Finance Director Joe Huss said the council cannot raise the levy when it approves the final 2013 budget and levy in December. A public hearing will take place at 8 p.m. at the Thursday, Dec. 13 council meeting. The public hearing could be continued to Dec. 20 as well, which is when the council will approve the budget and levy.
Anoka County will soon be notified of Blaine’s preliminary 2013 levy and will prepare preliminary property tax statements that residents will receive in November to get a ballpark number on what their property taxes could be for next year if none of the governmental bodies, such as the city, county or school districts, lower their levies in December.
Mayor Tom Ryan and Councilmember Kathy Kolb did not want the council to lose its flexibility and were concerned about the long-term implications of decreasing the fund balance, so Ryan proposed an amendment that sought to not take $500,000 out of reserves and instead increase the levy by the same amount to $16,795,000.
Ryan said the council has asked city staff to do five-year budget forecasts. He said it is up to the council to do a five-year forecast or where it is putting itself.
“It’s the same discussion they’re having in Washington,” Ryan said. “Cutting yourself to success ain’t going to work. Sooner or later somebody has to look at revenues.”
Kolb and Ryan pointed to the recently completed city survey in which 55 percent of those picking a city service to increase supported a property tax increase to fund the service.
In the survey, the tax increase question was only asked to those who said they would like to see a city service increased.
According to Clark, another page on the survey results showed that 61 percent support the city building a community center that includes sports facilities, yet only 42 percent support a property tax increase to fund this.
Residents were never asked on the other city services question how large of a tax increase they would support, Clark said.
Councilmember Mike Bourke said the council has a responsibility as public officials to manage the reserves.
“If you look at it in retrospect, that’s the people’s money there,” Bourke said.
A clarification Bourke made is that the council could do more than use reserves. He said the council must look outside the box and he wanted to place a cap on the levy.
Councilmember Russ Herbst said when the city was growing and valuations were growing, people’s property taxes went up.
Now valuations are going down, but taxes could still go up, he said. Blaine’s overall net tax capacity is decreasing by 9 percent.
Many cities have been facing the same quandary in recent years. Governmental bodies such as city councils set levies and every property owner is a slice of the whole pie. If everyone’s valuations are declining, that does not mean the city’s levy declines. The money has to come from somewhere. Therefore, those who experience lower valuation decreases than others may still see property tax increases.

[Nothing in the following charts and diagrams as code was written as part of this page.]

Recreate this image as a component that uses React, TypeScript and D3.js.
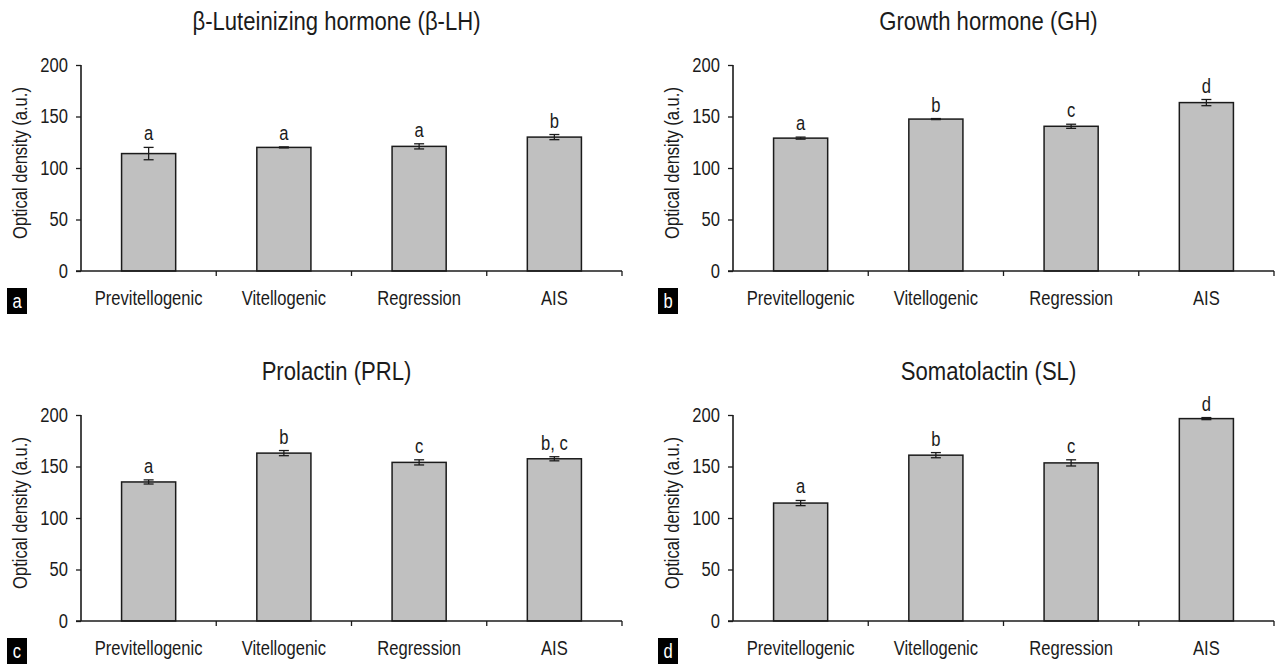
import React, { useRef, useEffect } from "react";
import * as d3 from "d3";

const categories = ["Previtellogenic", "Vitellogenic", "Regression", "AIS"];
const yTicks = [0, 50, 100, 150, 200];

const lhMeans = [114, 120, 121, 130];
const lhErrors = [6, 0.5, 2.5, 2.5];
const lhLetters = ["a", "a", "a", "b"];

const ghMeans = [129, 147.5, 140.5, 163.5];
const ghErrors = [1, 0.5, 2, 3];
const ghLetters = ["a", "b", "c", "d"];

const prlMeans = [135, 163, 154, 157.5];
const prlErrors = [2, 2.5, 2.5, 2];
const prlLetters = ["a", "b", "c", "b, c"];

const slMeans = [114.5, 161, 153.5, 196.5];
const slErrors = [2.5, 2.5, 3, 1];
const slLetters = ["a", "b", "c", "d"];

const FONT = "'Liberation Sans', Arial, sans-serif";
const INK = "#1b1b1b";
const SQUEEZE = 0.85; // the original uses a condensed face

const panels = [
  { tag: "a", title: "β-Luteinizing hormone (β-LH)", means: lhMeans, errors: lhErrors, letters: lhLetters, left: 81, bottom: 271 },
  { tag: "b", title: "Growth hormone (GH)", means: ghMeans, errors: ghErrors, letters: ghLetters, left: 733, bottom: 271 },
  { tag: "c", title: "Prolactin (PRL)", means: prlMeans, errors: prlErrors, letters: prlLetters, left: 81, bottom: 621 },
  { tag: "d", title: "Somatolactin (SL)", means: slMeans, errors: slErrors, letters: slLetters, left: 733, bottom: 621 },
];

// squeeze text horizontally, keeping its anchor point where it was
function narrow(sel: any) {
  sel.each(function (this: SVGTextElement) {
    const t = d3.select(this);
    const x = +(t.attr("x") || 0);
    const prev = t.attr("transform") || "";
    t.attr("x", x / SQUEEZE).attr("transform", `${prev} scale(${SQUEEZE},1)`);
  });
}

function addText(g: any, x: number, y: number, size: number, str: string, fill = INK) {
  const t = g
    .append("text")
    .attr("transform", `translate(${x},${y})`)
    .attr("text-anchor", "middle")
    .attr("font-family", FONT)
    .attr("font-size", size)
    .attr("fill", fill)
    .text(str);
  narrow(t);
  return t;
}

export default function App() {
  const ref = useRef<SVGSVGElement>(null);

  useEffect(() => {
    const svg = d3.select(ref.current);
    svg.selectAll("*").remove();

    const plotWidth = 541;
    const plotHeight = 206;

    panels.forEach((p) => {
      const g = svg.append("g").attr("transform", `translate(${p.left},${p.bottom - plotHeight})`);

      const x = d3.scaleBand().domain(categories).range([0, plotWidth]).paddingInner(0).paddingOuter(0);
      const y = d3.scaleLinear().domain([0, 200]).range([plotHeight, 0]);
      const barW = x.bandwidth() * 0.4;

      //---- bars ----//
      g.selectAll("rect.bar")
        .data(p.means)
        .join("rect")
        .attr("class", "bar")
        .attr("x", (d, i) => x(categories[i])! + (x.bandwidth() - barW) / 2)
        .attr("y", (d) => y(d))
        .attr("width", barW)
        .attr("height", (d) => y(0) - y(d))
        .attr("fill", "#c0c0c0")
        .attr("stroke", INK)
        .attr("stroke-width", 1.5);

      //---- error bars + letters ----//
      const cx = (i: number) => x(categories[i])! + x.bandwidth() / 2;
      p.means.forEach((m, i) => {
        const e = p.errors[i];
        const eg = g.append("g").attr("stroke", INK).attr("stroke-width", 1.3);
        eg.append("line").attr("x1", cx(i)).attr("x2", cx(i)).attr("y1", y(m - e)).attr("y2", y(m + e));
        eg.append("line").attr("x1", cx(i) - 5).attr("x2", cx(i) + 5).attr("y1", y(m - e)).attr("y2", y(m - e));
        eg.append("line").attr("x1", cx(i) - 5).attr("x2", cx(i) + 5).attr("y1", y(m + e)).attr("y2", y(m + e));
        addText(g, cx(i), y(m + e) - 7, 19.5, p.letters[i]);
      });

      //---- axes ----//
      const yAxis = g.append("g").call(d3.axisLeft(y).tickValues(yTicks).tickSize(5).tickPadding(8));
      yAxis.select(".domain").attr("d", `M0,${plotHeight}V0`);
      const xAxis = g
        .append("g")
        .attr("transform", `translate(0,${plotHeight})`)
        .call(d3.axisBottom(x).tickSize(0).tickPadding(20));
      xAxis.select(".domain").attr("d", `M-5,0H${plotWidth}`);
      // tick marks sit on the band edges
      const edges = d3.range(1, categories.length + 1).map((k) => k * x.step());
      xAxis.selectAll("line.edge")
        .data(edges)
        .join("line")
        .attr("class", "edge")
        .attr("x1", (d) => d)
        .attr("x2", (d) => d)
        .attr("y1", 0)
        .attr("y2", 5);

      [yAxis, xAxis].forEach((ax) => {
        ax.attr("font-family", FONT).attr("font-size", 19.5);
        ax.selectAll("text").attr("fill", INK).call(narrow);
        ax.selectAll("line").attr("stroke", INK).attr("stroke-width", 1.3);
        ax.select(".domain").attr("stroke", INK).attr("stroke-width", 1.6);
      });

      //---- titles ----//
      addText(g, plotWidth / 2 - 15, plotHeight - 241, 26, p.title);

      const yl = g
        .append("text")
        .attr("transform", `translate(-54,${plotHeight - 108}) rotate(-90)`)
        .attr("text-anchor", "middle")
        .attr("font-family", FONT)
        .attr("font-size", 19.5)
        .attr("fill", INK)
        .text("Optical density (a.u.)");
      narrow(yl);

      //---- panel tag ----//
      const tag = g.append("g").attr("transform", `translate(${p.left > 400 ? -75 : -74},${plotHeight + 17})`);
      tag.append("rect").attr("width", 20).attr("height", 26).attr("fill", "#000");
      addText(tag, 10, 19.5, 19.5, p.tag, "#fff");
    });
  }, []);

  return (
    <div style={{ position: "absolute", left: 0, top: 0 }}>
      <svg ref={ref} width={1275} height={666} style={{ display: "block", background: "#fff" }} />
    </div>
  );
}
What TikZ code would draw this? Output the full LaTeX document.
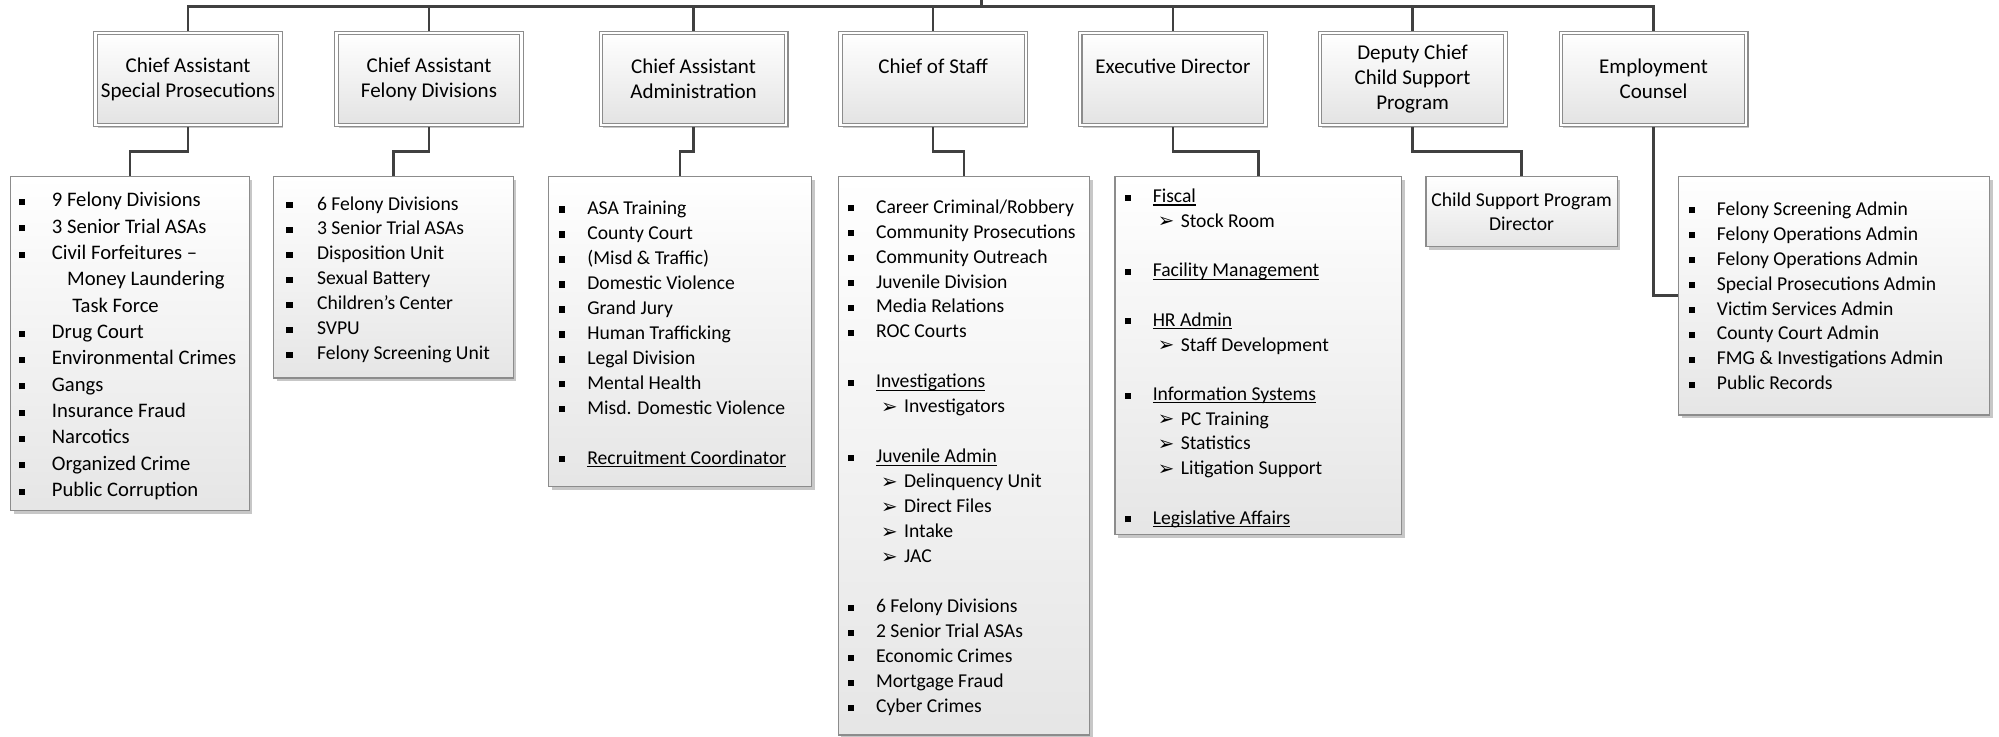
\documentclass[tikz,border=0pt]{standalone}
\usepackage{fontspec}
\setmainfont{Carlito}
\newfontfamily\dingfont{DejaVu Sans}
\usetikzlibrary{shadows}
\definecolor{connc}{HTML}{404040}
\definecolor{boxline}{HTML}{8C8C8C}
% bullet-to-text distance inside the lists
\newlength\bw
\setlength\bw{22pt}
\newcommand\itm[1]{\makebox[\bw][l]{\rule[1.4pt]{4.8pt}{4.8pt}}#1}
\newcommand\sitm[1]{\hspace*{\dimexpr\bw+4pt\relax}\makebox[18pt][l]{\raisebox{-0.3pt}{\dingfont\fontsize{15.5}{15.5}\selectfont ➢}}#1}
\newcommand\ulx[1]{\setbox0\hbox{#1}\rlap{\rule[-2.3pt]{\wd0}{0.9pt}}\box0}
\newcommand\gapline{\mbox{}}
\begin{document}
\begin{tikzpicture}[x=1pt,y=-1pt,
  conn/.style={draw=connc,line width=2pt},
  topbox/.style={draw=boxline, double=white, double distance=2pt, line width=0.8pt,
    top color=white, bottom color=black!11, minimum width=145.4pt, minimum height=72.4pt,
    inner sep=0pt, outer sep=1.8pt, align=center, font=\fontsize{16.5}{19.5}\selectfont,
    drop shadow={shadow xshift=2pt, shadow yshift=-2pt, opacity=0.22, fill=black}},
  listbox/.style={draw=boxline, line width=1pt, top color=white, bottom color=black!10,
    inner sep=0pt,
    drop shadow={shadow xshift=2.5pt, shadow yshift=-2.5pt, opacity=0.22, fill=black}},
  listtext/.style={anchor=west, inner sep=0pt, align=left,
    font=\fontsize{15.4}{19.6}\selectfont,
    execute at begin node={\setlength\bw{#1}}},
  listtext/.default=22pt,
]
\useasboundingbox (0,0) rectangle (1568,578);

% top row
\node[topbox] (b1) at (147.5,62) {Chief Assistant\\Special Prosecutions};
\node[topbox] (b2) at (336.5,62) {Chief Assistant\\Felony Divisions};
\node[topbox] (b3) at (544,62) {Chief Assistant\\Administration};
\node[topbox] (b4) at (732,62) {Chief of Staff\\\mbox{}};
\node[topbox] (b5) at (920,62) {Executive Director\\\mbox{}};
\node[topbox] (b6) at (1108,62) {Deputy Chief\\Child Support\\Program};
\node[topbox] (b7) at (1297,62) {Employment\\Counsel};

% unit boxes
\node[listbox, minimum width=187pt, minimum height=262pt] (c1) at (102,269.5) {};
\node[listbox, minimum width=188pt, minimum height=158pt] (c2) at (308.5,217.5) {};
\node[listbox, minimum width=206pt, minimum height=243pt] (c3) at (533.5,260) {};
\node[listbox, minimum width=197pt, minimum height=438pt] (c4) at (756,357.5) {};
\node[listbox, minimum width=225pt, minimum height=281pt] (c5) at (987,279) {};
\node[listbox, minimum width=150pt, minimum height=55pt, align=center,
      font=\fontsize{15.4}{19.2}\selectfont] (c6) at (1193.5,166) {Child Support Program\\Director};
\node[listbox, minimum width=244pt, minimum height=187pt] (c7) at (1438.5,232) {};

% unit lists
\node[listtext=26pt, font=\fontsize{16.2}{20.65}\selectfont] (t1) at ([xshift=6.5pt,yshift=-2pt]c1.west) {%
\itm{9 Felony Divisions}\\
\itm{3 Senior Trial ASAs}\\
\itm{Civil Forfeitures –}\\
\hspace*{\dimexpr\bw+12pt\relax}Money Laundering\\
\hspace*{\dimexpr\bw+16pt\relax}Task Force\\
\itm{Drug Court}\\
\itm{Environmental Crimes}\\
\itm{Gangs}\\
\itm{Insurance Fraud}\\
\itm{Narcotics}\\
\itm{Organized Crime}\\
\itm{Public Corruption}};

\node[listtext=24pt] (t2) at ([xshift=10.5pt,yshift=-2pt]c2.west) {%
\itm{6 Felony Divisions}\\
\itm{3 Senior Trial ASAs}\\
\itm{Disposition Unit}\\
\itm{Sexual Battery}\\
\itm{Children’s Center}\\
\itm{SVPU}\\
\itm{Felony Screening Unit}};

\node[listtext] (t3) at ([xshift=8.5pt,yshift=-2pt]c3.west) {%
\itm{ASA Training}\\
\itm{County Court}\\
\itm{(Misd \& Traffic)}\\
\itm{Domestic Violence}\\
\itm{Grand Jury}\\
\itm{Human Trafficking}\\
\itm{Legal Division}\\
\itm{Mental Health}\\
\itm{Misd. Domestic Violence}\\
\gapline\\
\itm{\ulx{Recruitment Coordinator}}};

\node[listtext] (t4) at ([xshift=8pt,yshift=-1.5pt]c4.west) {%
\itm{Career Criminal/Robbery}\\
\itm{Community Prosecutions}\\
\itm{Community Outreach}\\
\itm{Juvenile Division}\\
\itm{Media Relations}\\
\itm{ROC Courts}\\
\gapline\\
\itm{\ulx{Investigations}}\\
\sitm{Investigators}\\
\gapline\\
\itm{\ulx{Juvenile Admin}}\\
\sitm{Delinquency Unit}\\
\sitm{Direct Files}\\
\sitm{Intake}\\
\sitm{JAC}\\
\gapline\\
\itm{6 Felony Divisions}\\
\itm{2 Senior Trial ASAs}\\
\itm{Economic Crimes}\\
\itm{Mortgage Fraud}\\
\itm{Cyber Crimes}};

\node[listtext, font=\fontsize{15.4}{19.4}\selectfont] (t5) at ([xshift=8pt,yshift=-2pt]c5.west) {%
\itm{\ulx{Fiscal}}\\
\sitm{Stock Room}\\
\gapline\\
\itm{\ulx{Facility Management}}\\
\gapline\\
\itm{\ulx{HR Admin}}\\
\sitm{Staff Development}\\
\gapline\\
\itm{\ulx{Information Systems}}\\
\sitm{PC Training}\\
\sitm{Statistics}\\
\sitm{Litigation Support}\\
\gapline\\
\itm{\ulx{Legislative Affairs}}};

\node[listtext] (t7) at ([xshift=8.5pt]c7.west) {%
\itm{Felony Screening Admin}\\
\itm{Felony Operations Admin}\\
\itm{Felony Operations Admin}\\
\itm{Special Prosecutions Admin}\\
\itm{Victim Services Admin}\\
\itm{County Court Admin}\\
\itm{FMG \& Investigations Admin}\\
\itm{Public Records}};

% connectors
\coordinate (top) at (770,-3);
\coordinate (bus) at (770,5);
\draw[conn] (top) -- (bus);
\draw[conn] (b1.north) -- (b1.north |- bus) -- (b7.north |- bus) -- (b7.north);
\foreach \i in {2,...,6} {\draw[conn] (b\i.north |- bus) -- (b\i.north);}
\foreach \i in {1,...,6} {\draw[conn] (b\i.south) -- ++(0,19) -| (c\i.north);}
\draw[conn] (b7.south) |- (c7.west);
\end{tikzpicture}
\end{document}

“I don’t expect (taxpayers) to understand it,” Herbst said. “I don’t understand it. I think as Mr. Clark said we have to get into some assumption-based budgeting. We have to dig into it here.”
Councilmember Wes Hovland said besides addressing “assumption-based budgeting” the council needs to look at how it spends its money.
Hovland said he voted against the city receiving a $35,000 grant for an emerald ash borer prevention program because the Minnesota Department of Natural Resources (DNR) required a $10,000 match from the city.
Hovland did not get an opportunity to ask where this $10,000 is coming from, he said.
“Maybe we need to slow down a little bit and try to maintain where we’re at until we get through this crisis,” Hovland said.
Kolb said they can fine-tune all they want, but in the end, cutting staff is what makes the big difference when cutting the budget. She expressed concerns that the city is losing an economic development staff member and Blaine is supposed to be a growing city and must look at ways to fill vacant buildings.
Kolb does not mind using some reserve money, but does not want to use it until the city has to. She wanted the council to have flexibility over the next four months of budget refinement rather than setting itself to the same levy as 2012.
“We’re not the city we were 10 years ago,” Kolb said. “We’re not the city where we have abundant property and we have businesses looking at us. We have empty offices now.”
Councilmember Dick Swanson said he is certain that the council will “muddle through this year.”
Swanson’s concern is that the city will go back to the days where the budget fluctuated greatly and he prefers a more steady budget, he said.
“I think next year we’ll have some major soul searching, but we’ll get through this year,” Swanson said. “But we’re creating major problems for next year.”